#### [What the task requires]
All of the listing below must be repeated word for word. Pictures are the only thing to omit.

** begin **

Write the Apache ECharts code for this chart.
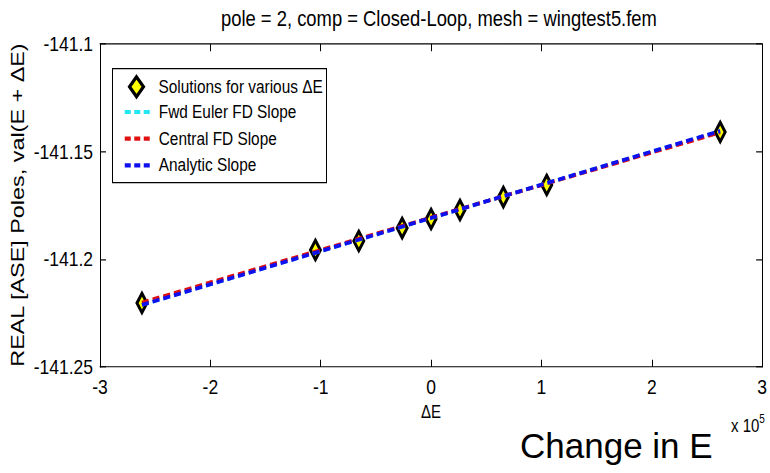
<!DOCTYPE html>
<html>
<head>
<meta charset="utf-8">
<script src="https://cdn.jsdelivr.net/npm/echarts@6/dist/echarts.min.js"></script>
<style>
  html, body { margin: 0; padding: 0; background: #ffffff; width: 770px; height: 473px; overflow: hidden; }
  #frame { position: relative; width: 770px; height: 473px; overflow: hidden; background: #ffffff; }
  /* The figure is drawn in a shorter box and stretched vertically,
     which gives the tall, narrow lettering of the exported plot. */
  #chart { position: absolute; left: 0; top: 0; width: 770px; height: 394px; transform-origin: 0 0; }
</style>
</head>
<body>
<div id="frame"><div id="chart"></div></div>
<script>
// Perturbation sizes ΔE and the resulting real part of pole 2
const deltaE = [-262000, -104800, -65500, -26200, 0, 26200, 65500, 104800, 262000];
const poleReal = [-141.2203, -141.1957, -141.1915, -141.1855, -141.1813, -141.1771, -141.1711, -141.1655, -141.1409];

// Slope lines through the nominal solution, evaluated at the end perturbations
const slopeX = [-262000, 262000];
const fwdEulerY = [-141.2211, -141.1405];
const centralY = [-141.2201, -141.1411];
const analyticY = [-141.2212, -141.1404];

// Axis ticks (x ticks in units of 1e5)
const xTicks = [-3, -2, -1, 0, 1, 2, 3];
const yTicks = [-141.25, -141.2, -141.15, -141.1];

const seriesNames = ['Solutions for various ΔE', 'Fwd Euler FD Slope', 'Central FD Slope', 'Analytic Slope'];

const FONT = "'Liberation Sans', Arial, sans-serif";
const STRETCH = 473 / 394;
document.getElementById('chart').style.transform = 'scaleY(' + STRETCH + ')';

const xScale = 1e5;
const xMin = xTicks[0] * xScale, xMax = xTicks[xTicks.length - 1] * xScale;
const xStep = (xTicks[1] - xTicks[0]) * xScale;
const yMin = yTicks[0], yMax = yTicks[yTicks.length - 1];
const yStep = +(yTicks[1] - yTicks[0]).toFixed(4);

const pts = deltaE.map((x, i) => [x, poleReal[i]]);
const line = ys => slopeX.map((x, i) => [x, ys[i]]);

const boxAxis = {
  axisLine: { show: true, onZero: false, lineStyle: { color: '#000', width: 1 } },
  axisTick: { show: true, inside: true, length: 6, lineStyle: { color: '#000' } },
  splitLine: { show: false }
};

const chart = echarts.init(document.getElementById('chart'), null, { renderer: 'svg' });

const dashStyle = (color) => ({ color: color, width: 3.2, type: [7, 4] });

chart.setOption({
  backgroundColor: '#ffffff',
  animation: false,
  title: {
    text: 'pole = 2, comp = Closed-Loop, mesh = wingtest5.fem',
    left: 216,
    top: 1.5,
    textStyle: { fontFamily: FONT, fontSize: 18.4, fontWeight: 'normal', color: '#000' }
  },
  grid: { left: 100, right: 4, top: 36.6, bottom: 88.3, containLabel: false },
  xAxis: [
    Object.assign({
      type: 'value', min: xMin, max: xMax, interval: xStep,
      name: 'ΔE', nameLocation: 'middle', nameGap: 29,
      nameTextStyle: { fontFamily: FONT, fontSize: 15, color: '#000' },
      axisLabel: {
        margin: 7.5, color: '#000', fontFamily: FONT, fontSize: 17.5,
        formatter: v => String(Math.round(v / xScale))
      }
    }, boxAxis),
    Object.assign({
      type: 'value', position: 'top', min: xMin, max: xMax, interval: xStep,
      axisLabel: { show: false }
    }, boxAxis)
  ],
  yAxis: [
    Object.assign({
      type: 'value', position: 'left', min: yMin, max: yMax, interval: yStep,
      axisLabel: { margin: 7, color: '#000', fontFamily: FONT, fontSize: 17.5 }
    }, boxAxis),
    Object.assign({
      type: 'value', position: 'right', min: yMin, max: yMax, interval: yStep,
      axisLabel: { show: false }
    }, boxAxis)
  ],
  legend: [
    {
      data: [seriesNames[0]],
      orient: 'vertical', left: 128, top: 62.5, padding: 0,
      itemWidth: 14, itemHeight: 16.5,
      icon: 'diamond',
      itemStyle: { color: '#ffff00', borderColor: '#000', borderWidth: 3 },
      textStyle: { fontFamily: FONT, fontSize: 15.4, lineHeight: 15, color: '#000', padding: [0, 0, 0, 10] }
    },
    {
      data: seriesNames.slice(1),
      orient: 'vertical', left: 123, top: 85.8, padding: 0,
      itemWidth: 25, itemHeight: 15, itemGap: 7.2,
      itemStyle: { color: 'rgba(0,0,0,0)', borderWidth: 0 },
      lineStyle: { width: 3.5, type: [6, 3.5] },
      textStyle: { fontFamily: FONT, fontSize: 15.4, lineHeight: 15, color: '#000', padding: [0, 0, 0, 4] }
    }
  ],
  graphic: [
    {
      type: 'rect', left: 112, top: 56.7, z: -1,
      shape: { width: 214, height: 95 },
      style: { fill: '#fff', stroke: '#000', lineWidth: 1 }
    },
    {
      type: 'text', x: 18, y: 170.8, rotation: Math.PI / 2, scaleX: 1.3 / STRETCH,
      style: {
        text: 'REAL [ASE] Poles, val(E + ΔE)', fill: '#000',
        font: '18px ' + FONT, align: 'center', verticalAlign: 'middle'
      }
    },
    {
      type: 'text', x: 731, y: 344,
      style: {
        text: '{b|x 10}{s|5}', fill: '#000',
        rich: {
          b: { fontFamily: FONT, fontSize: 15, color: '#000', verticalAlign: 'bottom', lineHeight: 18 },
          s: { fontFamily: FONT, fontSize: 10, color: '#000', verticalAlign: 'top', lineHeight: 18, padding: [0, 0, 7, 0] }
        }
      }
    },
    {
      // annotation in plain, unstretched lettering
      type: 'text', x: 520, y: 356.5, scaleY: 1 / STRETCH,
      style: { text: 'Change in E', fill: '#000', font: '35px ' + FONT }
    }
  ],
  series: [
    {
      name: seriesNames[0], type: 'scatter', data: pts,
      symbol: 'diamond', symbolSize: [10, 16],
      itemStyle: { color: '#ffff00', borderColor: '#000', borderWidth: 3, opacity: 1 },
      z: 2
    },
    {
      name: seriesNames[1], type: 'line', data: line(fwdEulerY),
      showSymbol: false, symbol: 'none', lineStyle: dashStyle('#22e6f0'), itemStyle: { color: '#22e6f0' }, z: 3
    },
    {
      name: seriesNames[2], type: 'line', data: line(centralY),
      showSymbol: false, symbol: 'none', lineStyle: dashStyle('#e01010'), itemStyle: { color: '#e01010' }, z: 4
    },
    {
      name: seriesNames[3], type: 'line', data: line(analyticY),
      showSymbol: false, symbol: 'none', lineStyle: dashStyle('#1010ee'), itemStyle: { color: '#1010ee' }, z: 5
    }
  ]
});
</script>
</body>
</html>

** end **

#### [Full response]
Write the Apache ECharts code for this chart.
<!DOCTYPE html>
<html>
<head>
<meta charset="utf-8">
<script src="https://cdn.jsdelivr.net/npm/echarts@6/dist/echarts.min.js"></script>
<style>
  html, body { margin: 0; padding: 0; background: #ffffff; width: 770px; height: 473px; overflow: hidden; }
  #frame { position: relative; width: 770px; height: 473px; overflow: hidden; background: #ffffff; }
  /* The figure is drawn in a shorter box and stretched vertically,
     which gives the tall, narrow lettering of the exported plot. */
  #chart { position: absolute; left: 0; top: 0; width: 770px; height: 394px; transform-origin: 0 0; }
</style>
</head>
<body>
<div id="frame"><div id="chart"></div></div>
<script>
// Perturbation sizes ΔE and the resulting real part of pole 2
const deltaE = [-262000, -104800, -65500, -26200, 0, 26200, 65500, 104800, 262000];
const poleReal = [-141.2203, -141.1957, -141.1915, -141.1855, -141.1813, -141.1771, -141.1711, -141.1655, -141.1409];

// Slope lines through the nominal solution, evaluated at the end perturbations
const slopeX = [-262000, 262000];
const fwdEulerY = [-141.2211, -141.1405];
const centralY = [-141.2201, -141.1411];
const analyticY = [-141.2212, -141.1404];

// Axis ticks (x ticks in units of 1e5)
const xTicks = [-3, -2, -1, 0, 1, 2, 3];
const yTicks = [-141.25, -141.2, -141.15, -141.1];

const seriesNames = ['Solutions for various ΔE', 'Fwd Euler FD Slope', 'Central FD Slope', 'Analytic Slope'];

const FONT = "'Liberation Sans', Arial, sans-serif";
const STRETCH = 473 / 394;
document.getElementById('chart').style.transform = 'scaleY(' + STRETCH + ')';

const xScale = 1e5;
const xMin = xTicks[0] * xScale, xMax = xTicks[xTicks.length - 1] * xScale;
const xStep = (xTicks[1] - xTicks[0]) * xScale;
const yMin = yTicks[0], yMax = yTicks[yTicks.length - 1];
const yStep = +(yTicks[1] - yTicks[0]).toFixed(4);

const pts = deltaE.map((x, i) => [x, poleReal[i]]);
const line = ys => slopeX.map((x, i) => [x, ys[i]]);

const boxAxis = {
  axisLine: { show: true, onZero: false, lineStyle: { color: '#000', width: 1 } },
  axisTick: { show: true, inside: true, length: 6, lineStyle: { color: '#000' } },
  splitLine: { show: false }
};

const chart = echarts.init(document.getElementById('chart'), null, { renderer: 'svg' });

const dashStyle = (color) => ({ color: color, width: 3.2, type: [7, 4] });

chart.setOption({
  backgroundColor: '#ffffff',
  animation: false,
  title: {
    text: 'pole = 2, comp = Closed-Loop, mesh = wingtest5.fem',
    left: 216,
    top: 1.5,
    textStyle: { fontFamily: FONT, fontSize: 18.4, fontWeight: 'normal', color: '#000' }
  },
  grid: { left: 100, right: 4, top: 36.6, bottom: 88.3, containLabel: false },
  xAxis: [
    Object.assign({
      type: 'value', min: xMin, max: xMax, interval: xStep,
      name: 'ΔE', nameLocation: 'middle', nameGap: 29,
      nameTextStyle: { fontFamily: FONT, fontSize: 15, color: '#000' },
      axisLabel: {
        margin: 7.5, color: '#000', fontFamily: FONT, fontSize: 17.5,
        formatter: v => String(Math.round(v / xScale))
      }
    }, boxAxis),
    Object.assign({
      type: 'value', position: 'top', min: xMin, max: xMax, interval: xStep,
      axisLabel: { show: false }
    }, boxAxis)
  ],
  yAxis: [
    Object.assign({
      type: 'value', position: 'left', min: yMin, max: yMax, interval: yStep,
      axisLabel: { margin: 7, color: '#000', fontFamily: FONT, fontSize: 17.5 }
    }, boxAxis),
    Object.assign({
      type: 'value', position: 'right', min: yMin, max: yMax, interval: yStep,
      axisLabel: { show: false }
    }, boxAxis)
  ],
  legend: [
    {
      data: [seriesNames[0]],
      orient: 'vertical', left: 128, top: 62.5, padding: 0,
      itemWidth: 14, itemHeight: 16.5,
      icon: 'diamond',
      itemStyle: { color: '#ffff00', borderColor: '#000', borderWidth: 3 },
      textStyle: { fontFamily: FONT, fontSize: 15.4, lineHeight: 15, color: '#000', padding: [0, 0, 0, 10] }
    },
    {
      data: seriesNames.slice(1),
      orient: 'vertical', left: 123, top: 85.8, padding: 0,
      itemWidth: 25, itemHeight: 15, itemGap: 7.2,
      itemStyle: { color: 'rgba(0,0,0,0)', borderWidth: 0 },
      lineStyle: { width: 3.5, type: [6, 3.5] },
      textStyle: { fontFamily: FONT, fontSize: 15.4, lineHeight: 15, color: '#000', padding: [0, 0, 0, 4] }
    }
  ],
  graphic: [
    {
      type: 'rect', left: 112, top: 56.7, z: -1,
      shape: { width: 214, height: 95 },
      style: { fill: '#fff', stroke: '#000', lineWidth: 1 }
    },
    {
      type: 'text', x: 18, y: 170.8, rotation: Math.PI / 2, scaleX: 1.3 / STRETCH,
      style: {
        text: 'REAL [ASE] Poles, val(E + ΔE)', fill: '#000',
        font: '18px ' + FONT, align: 'center', verticalAlign: 'middle'
      }
    },
    {
      type: 'text', x: 731, y: 344,
      style: {
        text: '{b|x 10}{s|5}', fill: '#000',
        rich: {
          b: { fontFamily: FONT, fontSize: 15, color: '#000', verticalAlign: 'bottom', lineHeight: 18 },
          s: { fontFamily: FONT, fontSize: 10, color: '#000', verticalAlign: 'top', lineHeight: 18, padding: [0, 0, 7, 0] }
        }
      }
    },
    {
      // annotation in plain, unstretched lettering
      type: 'text', x: 520, y: 356.5, scaleY: 1 / STRETCH,
      style: { text: 'Change in E', fill: '#000', font: '35px ' + FONT }
    }
  ],
  series: [
    {
      name: seriesNames[0], type: 'scatter', data: pts,
      symbol: 'diamond', symbolSize: [10, 16],
      itemStyle: { color: '#ffff00', borderColor: '#000', borderWidth: 3, opacity: 1 },
      z: 2
    },
    {
      name: seriesNames[1], type: 'line', data: line(fwdEulerY),
      showSymbol: false, symbol: 'none', lineStyle: dashStyle('#22e6f0'), itemStyle: { color: '#22e6f0' }, z: 3
    },
    {
      name: seriesNames[2], type: 'line', data: line(centralY),
      showSymbol: false, symbol: 'none', lineStyle: dashStyle('#e01010'), itemStyle: { color: '#e01010' }, z: 4
    },
    {
      name: seriesNames[3], type: 'line', data: line(analyticY),
      showSymbol: false, symbol: 'none', lineStyle: dashStyle('#1010ee'), itemStyle: { color: '#1010ee' }, z: 5
    }
  ]
});
</script>
</body>
</html>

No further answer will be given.